▶ _Set exercise_
Quote all of the data exactly as given. Skip every picture it contains.

════════════════════

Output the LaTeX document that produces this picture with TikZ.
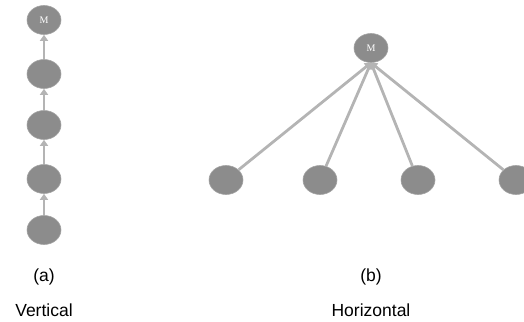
\documentclass[tikz,border=0pt]{standalone}
\usepackage{fontspec}
\setmainfont{Liberation Sans}
\newfontfamily\serifm{Liberation Serif}
\usetikzlibrary{arrows.meta,shapes.geometric}
\definecolor{nodegray}{HTML}{8C8C8C}
\definecolor{edgegray}{HTML}{B4B4B4}
\begin{document}
\begin{tikzpicture}[x=1pt,y=-1pt,
  agent/.style={ellipse,fill=nodegray,draw=nodegray!80!white,line width=0.6pt,minimum width=34pt,minimum height=29pt,inner sep=0pt},
  link/.style={draw=edgegray,line width=2.8pt,-{Triangle[width=8pt,length=6pt]}},
  captxt/.style={font=\fontsize{17.5}{20}\selectfont,text=black}]
\useasboundingbox (0,0) rectangle (524,321);
% vertical
\node[agent] (v0) at (44,20) {\serifm\fontsize{10}{10}\selectfont\color{white}M};
\node[agent] (v1) at (44,74) {};
\node[agent] (v2) at (44,125) {};
\node[agent] (v3) at (44,179) {};
\node[agent] (v4) at (44,230) {};
\draw[link] (v1) -- (v0);
\draw[link] (v2) -- (v1);
\draw[link] (v3) -- (v2);
\draw[link] (v4) -- (v3);
% horizontal
\node[agent] (h0) at (371,48) {\serifm\fontsize{10}{10}\selectfont\color{white}M};
\node[agent] (h1) at (226,180) {};
\node[agent] (h2) at (320,180) {};
\node[agent] (h3) at (418,180) {};
\node[agent] (h4) at (516,180) {};
\foreach \n in {h1,h2,h3,h4} \draw[link] (\n) -- (h0.south);
% captions
\node[captxt] (la) at (44,277) {(a)};
\node[captxt] (lv) at (44,310) {Vertical};
\node[captxt] (lb) at (371,277) {(b)};
\node[captxt] (lh) at (371,310) {Horizontal};
\end{tikzpicture}
\end{document}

════════════════════

▶ _Exercise solution_
Output the LaTeX document that produces this picture with TikZ.
\documentclass[tikz,border=0pt]{standalone}
\usepackage{fontspec}
\setmainfont{Liberation Sans}
\newfontfamily\serifm{Liberation Serif}
\usetikzlibrary{arrows.meta,shapes.geometric}
\definecolor{nodegray}{HTML}{8C8C8C}
\definecolor{edgegray}{HTML}{B4B4B4}
\begin{document}
\begin{tikzpicture}[x=1pt,y=-1pt,
  agent/.style={ellipse,fill=nodegray,draw=nodegray!80!white,line width=0.6pt,minimum width=34pt,minimum height=29pt,inner sep=0pt},
  link/.style={draw=edgegray,line width=2.8pt,-{Triangle[width=8pt,length=6pt]}},
  captxt/.style={font=\fontsize{17.5}{20}\selectfont,text=black}]
\useasboundingbox (0,0) rectangle (524,321);
% vertical
\node[agent] (v0) at (44,20) {\serifm\fontsize{10}{10}\selectfont\color{white}M};
\node[agent] (v1) at (44,74) {};
\node[agent] (v2) at (44,125) {};
\node[agent] (v3) at (44,179) {};
\node[agent] (v4) at (44,230) {};
\draw[link] (v1) -- (v0);
\draw[link] (v2) -- (v1);
\draw[link] (v3) -- (v2);
\draw[link] (v4) -- (v3);
% horizontal
\node[agent] (h0) at (371,48) {\serifm\fontsize{10}{10}\selectfont\color{white}M};
\node[agent] (h1) at (226,180) {};
\node[agent] (h2) at (320,180) {};
\node[agent] (h3) at (418,180) {};
\node[agent] (h4) at (516,180) {};
\foreach \n in {h1,h2,h3,h4} \draw[link] (\n) -- (h0.south);
% captions
\node[captxt] (la) at (44,277) {(a)};
\node[captxt] (lv) at (44,310) {Vertical};
\node[captxt] (lb) at (371,277) {(b)};
\node[captxt] (lh) at (371,310) {Horizontal};
\end{tikzpicture}
\end{document}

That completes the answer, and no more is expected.